MLLM inference (InstructBLIP description generation) introduces additional data preprocessing costs, presenting efficiency bottlenecks at the million-image scale.
The binary classification objective of the reward model (ground truth vs. pseudo-label) may be an oversimplification — ground-truth labels can also be noisy.
Validation is limited to ViT architectures; other backbones such as CNNs remain unexplored.

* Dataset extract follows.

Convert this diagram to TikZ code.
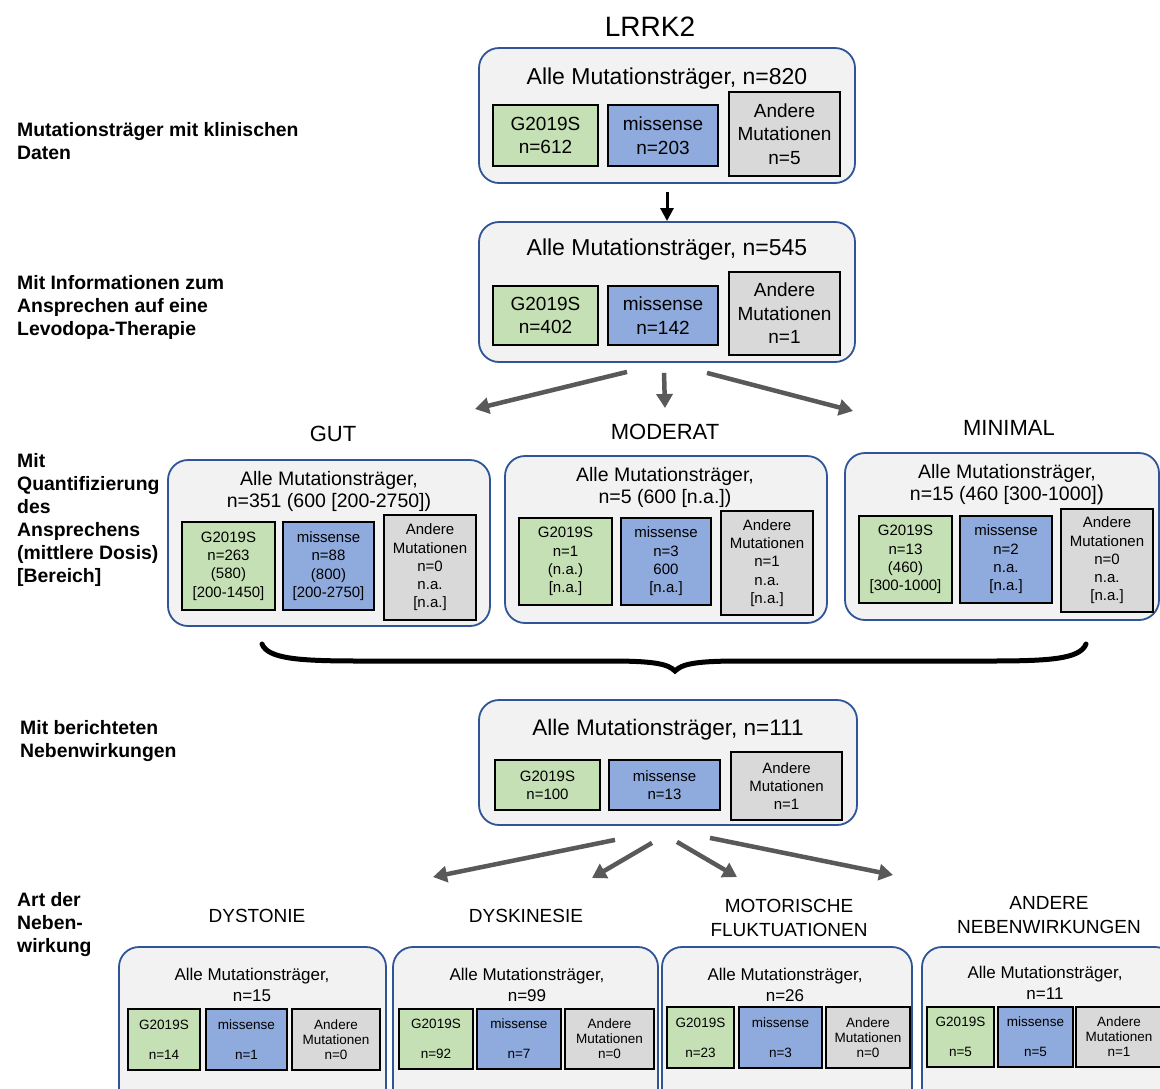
\documentclass[tikz,border=0pt]{standalone}
\usepackage{fontspec}
\setmainfont{Liberation Sans}
\usetikzlibrary{arrows.meta}
\definecolor{frameblue}{HTML}{2F5597}
\definecolor{panelbg}{HTML}{F2F2F2}
\definecolor{gfill}{HTML}{C5E0B4}
\definecolor{mfill}{HTML}{8FAADC}
\definecolor{afill}{HTML}{D9D9D9}
\definecolor{arrowgray}{HTML}{595959}
\tikzset{
  span/.style n args={4}{at={({(#1+#3)/2},{(#2+#4)/2})}, anchor=center,
    minimum width={(#3)-(#1)}, minimum height={(#4)-(#2)}},
  panel/.style={draw=frameblue, fill=panelbg, line width=1.8pt, rounded corners=20pt, inner sep=0pt},
  cell/.style={draw=black, line width=1.3pt, inner sep=0pt, align=center, text=black},
  gcell/.style={cell, fill=gfill},
  mcell/.style={cell, fill=mfill},
  acell/.style={cell, fill=afill},
  fbig/.style={font=\fontsize{19}{23.5}\selectfont},
  fmid/.style={font=\fontsize{15}{18.3}\selectfont},
  fsmall/.style={font=\fontsize{13.5}{15}\selectfont},
  sidelabel/.style={align=left, anchor=west, inner sep=0pt, font=\fontsize{19.4}{23}\selectfont\bfseries},
  headline/.style={align=center, inner sep=0pt},
  grayarrow/.style={draw=arrowgray, line width=4.5pt, -{Triangle[length=14pt,width=16pt]}},
  blackarrow/.style={draw=black, line width=3pt, -{Triangle[length=13pt,width=13pt]}}
}
\begin{document}
\begin{tikzpicture}[x=1pt,y=-1pt]
\clip (0,0) rectangle (1160,1088);
\fill[white] (0,0) rectangle (1160,1088);

% ---------- row labels ----------
\node[sidelabel] (l1) at (17,141) {Mutationsträger mit klinischen\\Daten};
\node[sidelabel] (l2) at (17,307) {Mit Informationen zum\\Ansprechen auf eine\\Levodopa-Therapie};
\node[sidelabel] (l3) at (17,520) {Mit\\Quantifizierung\\des\\Ansprechens\\(mittlere Dosis)\\{[}Bereich]};
\node[sidelabel] (l4) at (20,741) {Mit berichteten\\Nebenwirkungen};
\node[sidelabel] (l5) at (17,925) {Art der\\Neben-\\wirkung};

% ---------- gene ----------
\node[headline, font=\fontsize{28}{30}\selectfont] (gene) at (650,27) {LRRK2};

% ---------- all carriers with clinical data ----------
\node[panel, span={479}{48}{855}{183}] (b1) {};
\node[headline, font=\fontsize{23}{27}\selectfont] (b1t) at (667,79) {Alle Mutationsträger, n=820};
\node[gcell, fbig, span={493}{105}{598}{166}] (b1g) {G2019S\\n=612};
\node[mcell, fbig, span={608}{105}{718}{166}] (b1m) {missense\\n=203};
\node[acell, fbig, span={729}{92}{840}{176}] (b1a) {Andere\\Mutationen\\n=5};

% ---------- levodopa response known ----------
\node[panel, span={479}{222}{855}{362}] (b2) {};
\node[headline, font=\fontsize{23}{27}\selectfont] (b2t) at (667,250) {Alle Mutationsträger, n=545};
\node[gcell, fbig, span={493}{286}{598}{345}] (b2g) {G2019S\\n=402};
\node[mcell, fbig, span={608}{286}{718}{345}] (b2m) {missense\\n=142};
\node[acell, fbig, span={729}{272}{840}{355}] (b2a) {Andere\\Mutationen\\n=1};

\coordinate (b1end) at (667,221);
\draw[blackarrow] ([yshift=-8pt]b1.south) -- (b1end);

% ---------- response categories ----------
\node[headline, font=\fontsize{22}{26}\selectfont] (hgut) at (333,434) {GUT};
\node[headline, font=\fontsize{22}{26}\selectfont] (hmod) at (665,432) {MODERAT};
\node[headline, font=\fontsize{22}{26}\selectfont] (hmin) at (1009,428) {MINIMAL};

\coordinate (gutend) at (475,409);
\coordinate (modend) at (665,408);
\coordinate (minend) at (853,411);
\draw[grayarrow] ([xshift=-40pt,yshift=-9pt]b2.south) -- (gutend);
\draw[grayarrow] ([xshift=-3pt,yshift=-10pt]b2.south) -- (modend);
\draw[grayarrow] ([xshift=40pt,yshift=-10pt]b2.south) -- (minend);

\node[panel, span={168}{460}{490}{626}] (gut) {};
\node[headline, font=\fontsize{19.5}{22}\selectfont] (gutt) at (329,491) {Alle Mutationsträger,\\n=351 (600 [200-2750])};
\node[gcell, fmid, span={182}{522}{275}{610}] (gutg) {G2019S\\n=263\\(580)\\{[}200-1450]};
\node[mcell, fmid, span={283}{522}{374}{610}] (gutm) {missense\\n=88\\(800)\\{[}200-2750]};
\node[acell, fmid, span={384}{515}{476}{620}] (guta) {Andere\\Mutationen\\n=0\\n.a.\\{[}n.a.]};

\node[panel, span={505}{456}{827}{623}] (mod) {};
\node[headline, font=\fontsize{19.5}{22}\selectfont] (modt) at (665,487) {Alle Mutationsträger,\\n=5 (600 [n.a.])};
\node[gcell, fmid, span={519}{518}{612}{605}] (modg) {G2019S\\n=1\\(n.a.)\\{[}n.a.]};
\node[mcell, fmid, span={621}{518}{711}{605}] (modm) {missense\\n=3\\600\\{[}n.a.]};
\node[acell, fmid, span={721}{511}{813}{615}] (moda) {Andere\\Mutationen\\n=1\\n.a.\\{[}n.a.]};

\node[panel, span={845}{453}{1159}{620}] (min) {};
\node[headline, font=\fontsize{19.5}{22}\selectfont] (mint) at (1007,485) {Alle Mutationsträger,\\n=15 (460 [300-1000]{\fontsize{21.5}{22}\selectfont)}};
\node[gcell, fmid, span={859}{516}{952}{603}] (ming) {G2019S\\n=13\\(460)\\{[}300-1000]};
\node[mcell, fmid, span={960}{516}{1052}{603}] (minm) {missense\\n=2\\n.a.\\{[}n.a.]};
\node[acell, fmid, span={1061}{509}{1153}{612}] (mina) {Andere\\Mutationen\\n=0\\n.a.\\{[}n.a.]};

% ---------- curly brace joining the three groups ----------
\draw[line width=5pt, line cap=round]
  (262,644) .. controls (268,659) and (300,661) .. (360,661) -- (610,661)
  .. controls (655,661) and (668,664) .. (675,671)
  .. controls (682,664) and (695,661) .. (740,661) -- (990,661)
  .. controls (1050,661) and (1080,659) .. (1086,644);

% ---------- reported side effects ----------
\node[panel, span={479}{700}{857}{825}] (ae) {};
\node[headline, font=\fontsize{22.5}{26}\selectfont] (aet) at (668,730) {Alle Mutationsträger, n=111};
\node[gcell, fmid, span={495}{760}{600}{810}] (aeg) {G2019S\\n=100};
\node[mcell, fmid, span={609}{760}{720}{810}] (aem) {missense\\n=13};
\node[acell, fmid, span={731}{752}{842}{820}] (aea) {Andere\\Mutationen\\n=1};

\coordinate (dyend) at (433,877);
\coordinate (dkend) at (592,878);
\coordinate (mfend) at (737,877);
\coordinate (anend) at (893,875);
\draw[grayarrow] ([xshift=-53pt,yshift=-14pt]ae.south) -- (dyend);
\draw[grayarrow] ([xshift=-16pt,yshift=-17pt]ae.south) -- (dkend);
\draw[grayarrow] ([xshift=9pt,yshift=-16pt]ae.south) -- (mfend);
\draw[grayarrow] ([xshift=42pt,yshift=-12pt]ae.south) -- (anend);

% ---------- side effect types ----------
\node[headline, font=\fontsize{19}{24}\selectfont] (hdy) at (257,916) {DYSTONIE};
\node[headline, font=\fontsize{19}{24}\selectfont] (hdk) at (526,916) {DYSKINESIE};
\node[headline, font=\fontsize{19}{24}\selectfont] (hmf) at (789,918) {MOTORISCHE\\FLUKTUATIONEN};
\node[headline, font=\fontsize{19}{24}\selectfont] (han) at (1049,915) {ANDERE\\NEBENWIRKUNGEN};

\node[panel, span={119}{947}{386}{1110}] (dy) {};
\node[headline, font=\fontsize{17}{21}\selectfont] (dyt) at (252,985) {Alle Mutationsträger,\\n=15};
\node[gcell, fsmall, span={128}{1009}{200}{1070}] (dyg) {G2019S\\\mbox{}\\n=14};
\node[mcell, fsmall, span={206}{1009}{287}{1070}] (dym) {missense\\\mbox{}\\n=1};
\node[acell, fsmall, span={292}{1009}{380}{1070}] (dya) {Andere\\Mutationen\\n=0};

\node[panel, span={393}{947}{658}{1110}] (dk) {};
\node[headline, font=\fontsize{17}{21}\selectfont] (dkt) at (527,985) {Alle Mutationsträger,\\n=99};
\node[gcell, fsmall, span={399}{1009}{473}{1069}] (dkg) {G2019S\\\mbox{}\\n=92};
\node[mcell, fsmall, span={477}{1009}{561}{1069}] (dkm) {missense\\\mbox{}\\n=7};
\node[acell, fsmall, span={565}{1009}{654}{1069}] (dka) {Andere\\Mutationen\\n=0};

\node[panel, span={662}{947}{912}{1110}] (mf) {};
\node[headline, font=\fontsize{17}{21}\selectfont] (mft) at (785,985) {Alle Mutationsträger,\\n=26};
\node[gcell, fsmall, span={667}{1007}{734}{1068}] (mfg) {G2019S\\\mbox{}\\n=23};
\node[mcell, fsmall, span={739}{1007}{822}{1068}] (mfm) {missense\\\mbox{}\\n=3};
\node[acell, fsmall, span={826}{1007}{910}{1068}] (mfa) {Andere\\Mutationen\\n=0};

\node[panel, span={922}{947}{1175}{1110}] (an) {};
\node[headline, font=\fontsize{17}{21}\selectfont] (ant) at (1045,983) {Alle Mutationsträger,\\n=11};
\node[gcell, fsmall, span={927}{1007}{994}{1067}] (ang) {G2019S\\\mbox{}\\n=5};
\node[mcell, fsmall, span={998}{1007}{1073}{1067}] (anm) {missense\\\mbox{}\\n=5};
\node[acell, fsmall, span={1076}{1007}{1162}{1067}] (ana) {Andere\\Mutationen\\n=1};
\end{tikzpicture}
\end{document}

SemiReward (reward scoring in SSL): This work extends the SemiReward concept from classification to regression, with the key distinction of incorporating multimodal cues and geometric representations.
Implications for other regression SSL tasks: Continuous regression tasks such as depth estimation, pose estimation, and optical flow estimation may similarly benefit from reward-driven pseudo-label filtering.
MLLMs as auxiliary priors: MLLMs need not make direct predictions; their semantic understanding capabilities can serve as "meta-knowledge" to assist training in other tasks.

Rating¶

Novelty: ⭐⭐⭐⭐ The trimodal fusion of reward model, MLLM semantic descriptions, and geometric representation is novel; the SSL framework for regression tasks represents a methodological contribution.
Experimental Thoroughness: ⭐⭐⭐⭐⭐ Five datasets × three settings (within-domain/cross-domain/zero-shot) with extensive ablations across three model scales.
Writing Quality: ⭐⭐⭐⭐ Method description is clear with well-articulated correspondence between challenges and proposed solutions.
Value: ⭐⭐⭐⭐ The scalable data engine paradigm offers strong inspirational value for other visual regression tasks.